(SET PROBLEM) Everything from the first line of the data through the line with "const categories = ['5', '6', '7', '8', '9', '10'];" is to be echoed exactly, minus the pictures.

(PROVIDED DATA)
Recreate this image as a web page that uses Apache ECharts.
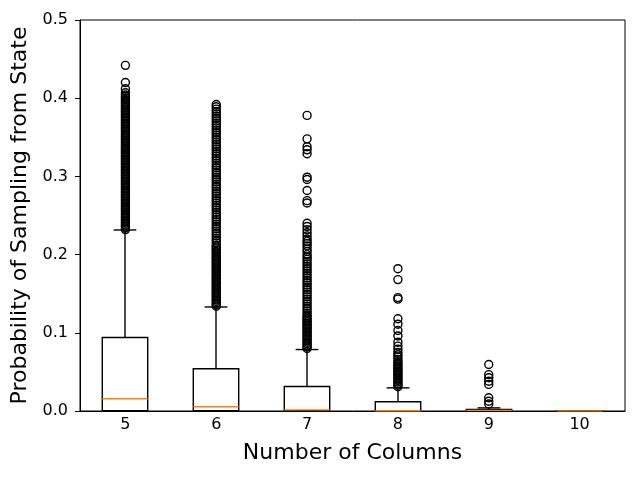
<!DOCTYPE html>
<html>
<head>
<meta charset="utf-8">
<script src="https://cdn.jsdelivr.net/npm/echarts@6/dist/echarts.min.js"></script>
<style>
    html, body { margin: 0; padding: 0; background: #fff; }
    #chart { width: 640px; height: 480px; }
</style>
</head>
<body>
<div id="chart"></div>
<script>
// categories (number of columns)
const categories = ['5', '6', '7', '8', '9', '10'];

// box statistics per category
const boxMin    = [0, 0, 0, 0, 0, 0];
const boxQ1     = [0.0005, 0.0003, 0.0002, 0.0001, 0.0001, 0];
const boxMedian = [0.0156, 0.0054, 0.0015, 0.0003, 0.0008, 0.0001];
const boxQ3     = [0.094, 0.054, 0.0313, 0.0118, 0.002, 0.0002];
const boxMax    = [0.2315, 0.133, 0.0786, 0.0296, 0.004, 0.0003];

// fliers per category
const outliers5 = [
    0.232, 0.234, 0.236, 0.238, 0.240, 0.242, 0.244, 0.246, 0.248, 0.250,
    0.252, 0.254, 0.256, 0.258, 0.260, 0.262, 0.264, 0.266, 0.268, 0.270,
    0.272, 0.274, 0.276, 0.278, 0.280, 0.282, 0.284, 0.286, 0.288, 0.290,
    0.292, 0.294, 0.296, 0.298, 0.300, 0.302, 0.304, 0.306, 0.308, 0.310,
    0.312, 0.314, 0.316, 0.318, 0.320, 0.322, 0.324, 0.326, 0.328, 0.330,
    0.332, 0.334, 0.336, 0.338, 0.340, 0.342, 0.344, 0.346, 0.348, 0.350,
    0.352, 0.354, 0.356, 0.358, 0.360, 0.362, 0.364, 0.366, 0.368, 0.370,
    0.372, 0.374, 0.376, 0.378, 0.380, 0.382, 0.384, 0.386, 0.388, 0.390,
    0.392, 0.394, 0.396, 0.398, 0.400, 0.402, 0.404, 0.407, 0.412, 0.420,
    0.442
];
const outliers6 = [
    0.134, 0.136, 0.138, 0.140, 0.142, 0.144, 0.146, 0.148, 0.150, 0.152,
    0.154, 0.156, 0.158, 0.160, 0.162, 0.164, 0.166, 0.168, 0.170, 0.172,
    0.174, 0.176, 0.178, 0.180, 0.182, 0.184, 0.186, 0.188, 0.190, 0.192,
    0.194, 0.196, 0.198, 0.200, 0.202, 0.204, 0.206, 0.208, 0.210, 0.212,
    0.215, 0.218, 0.221, 0.224, 0.227, 0.230, 0.233, 0.236, 0.239, 0.242,
    0.245, 0.248, 0.251, 0.254, 0.257, 0.260, 0.263, 0.266, 0.269, 0.272,
    0.275, 0.278, 0.281, 0.284, 0.287, 0.290, 0.293, 0.296, 0.299, 0.302,
    0.305, 0.308, 0.311, 0.314, 0.317, 0.320, 0.323, 0.326, 0.329, 0.332,
    0.335, 0.338, 0.341, 0.344, 0.347, 0.350, 0.353, 0.356, 0.359, 0.362,
    0.365, 0.368, 0.371, 0.374, 0.377, 0.380, 0.383, 0.386, 0.389, 0.392
];
const outliers7 = [
    0.080, 0.082, 0.084, 0.086, 0.088, 0.090, 0.092, 0.094, 0.096, 0.098,
    0.100, 0.102, 0.104, 0.106, 0.108, 0.110, 0.112, 0.114, 0.116, 0.118,
    0.120, 0.122, 0.125, 0.128, 0.131, 0.134, 0.137, 0.140, 0.143, 0.146,
    0.149, 0.152, 0.155, 0.158, 0.161, 0.164, 0.167, 0.170, 0.173, 0.176,
    0.179, 0.182, 0.185, 0.188, 0.191, 0.194, 0.197, 0.200, 0.204, 0.207,
    0.211, 0.214, 0.217, 0.220, 0.224, 0.228, 0.232, 0.236, 0.240, 0.266,
    0.269, 0.282, 0.296, 0.299, 0.329, 0.334, 0.338, 0.348, 0.378
];
const outliers8 = [
    0.031, 0.033, 0.035, 0.037, 0.039, 0.041, 0.043, 0.045, 0.047, 0.049,
    0.051, 0.053, 0.055, 0.057, 0.059, 0.061, 0.063, 0.066, 0.069, 0.072,
    0.075, 0.079, 0.083, 0.088, 0.096, 0.103, 0.111, 0.118, 0.143, 0.145,
    0.168, 0.182
];
const outliers9 = [0.009, 0.0125, 0.017, 0.034, 0.038, 0.0425, 0.0465, 0.0595];
const outliers10 = [];

const allOutliers = [outliers5, outliers6, outliers7, outliers8, outliers9, outliers10];
const fontFamily = 'DejaVu Sans';

const chart = echarts.init(document.getElementById('chart'), null, {renderer: 'canvas'});

// rows for the custom box series: [index, min, q1, median, q3, max]
const boxRows = categories.map(function (c, i) {
    return [i, boxMin[i], boxQ1[i], boxMedian[i], boxQ3[i], boxMax[i]];
});

let flierPoints = [];
allOutliers.forEach(function (list, i) {
    list.forEach(function (v) {
        flierPoints.push([i, v]);
    });
});

function renderBox(params, api) {
    const idx = api.value(0);
    const bandWidth = api.size([1, 0])[0];
    const half = bandWidth * 0.25;   // box width = half of the band
    const capHalf = half / 2;        // caps are half the box width
    const pMin = api.coord([idx, api.value(1)]);
    const pQ1 = api.coord([idx, api.value(2)]);
    const pMed = api.coord([idx, api.value(3)]);
    const pQ3 = api.coord([idx, api.value(4)]);
    const pMax = api.coord([idx, api.value(5)]);
    const x = Math.round(pMed[0]);
    const black = {stroke: '#000', lineWidth: 1.4, fill: null};
    return {
        type: 'group',
        children: [
            {
                type: 'rect',
                shape: {x: x - half, y: pQ3[1], width: half * 2, height: pQ1[1] - pQ3[1]},
                style: {stroke: '#000', lineWidth: 1.4, fill: 'none'}
            },
            {type: 'line', shape: {x1: x, y1: pQ3[1], x2: x, y2: pMax[1]}, style: black},
            {type: 'line', shape: {x1: x, y1: pQ1[1], x2: x, y2: pMin[1]}, style: black},
            {type: 'line', shape: {x1: x - capHalf, y1: pMax[1], x2: x + capHalf, y2: pMax[1]}, style: black},
            {type: 'line', shape: {x1: x - capHalf, y1: pMin[1], x2: x + capHalf, y2: pMin[1]}, style: black},
            {
                type: 'line',
                shape: {x1: x - half, y1: pMed[1], x2: x + half, y2: pMed[1]},
                style: {stroke: '#ff7f0e', lineWidth: 1.4}
            }
        ]
    };
}

chart.setOption({
    animation: false,
    backgroundColor: '#fff',
    textStyle: {fontFamily: fontFamily},
    grid: {
        left: 80,
        right: 15,
        top: 20,
        bottom: 69,
        show: true,
        borderColor: '#000',
        borderWidth: 1
    },
    xAxis: {
        type: 'category',
        data: categories,
        boundaryGap: true,
        name: 'Number of Columns',
        nameLocation: 'middle',
        nameGap: 31,
        nameTextStyle: {fontSize: 22, color: '#000', fontFamily: fontFamily},
        axisLine: {lineStyle: {color: '#000', width: 1}},
        axisTick: {alignWithLabel: true, length: 5, lineStyle: {color: '#000'}},
        axisLabel: {fontSize: 16, color: '#000', margin: 6, fontFamily: fontFamily},
        splitLine: {show: false}
    },
    yAxis: {
        type: 'value',
        min: 0,
        max: 0.5,
        interval: 0.1,
        name: 'Probability of Sampling from State',
        nameLocation: 'middle',
        nameGap: 41,
        nameTextStyle: {fontSize: 22, color: '#000', fontFamily: fontFamily},
        axisLine: {show: true, lineStyle: {color: '#000', width: 1}},
        axisTick: {show: true, length: 5, lineStyle: {color: '#000'}},
        axisLabel: {
            fontSize: 16,
            color: '#000',
            margin: 12,
            fontFamily: fontFamily,
            formatter: function (v) { return v.toFixed(1); }
        },
        splitLine: {show: false}
    },
    series: [
        {
            name: 'box',
            type: 'custom',
            renderItem: renderBox,
            encode: {x: 0, y: [1, 2, 3, 4, 5]},
            data: boxRows,
            z: 2
        },
        {
            name: 'fliers',
            type: 'scatter',
            symbol: 'circle',
            symbolSize: 8,
            itemStyle: {color: 'rgba(0,0,0,0)', borderColor: '#000', borderWidth: 1.4, opacity: 1},
            data: flierPoints,
            z: 3
        }
    ]
});
</script>
</body>
</html>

(WRITTEN REPLY)
Recreate this image as a web page that uses Apache ECharts.
<!DOCTYPE html>
<html>
<head>
<meta charset="utf-8">
<script src="https://cdn.jsdelivr.net/npm/echarts@6/dist/echarts.min.js"></script>
<style>
    html, body { margin: 0; padding: 0; background: #fff; }
    #chart { width: 640px; height: 480px; }
</style>
</head>
<body>
<div id="chart"></div>
<script>
// categories (number of columns)
const categories = ['5', '6', '7', '8', '9', '10'];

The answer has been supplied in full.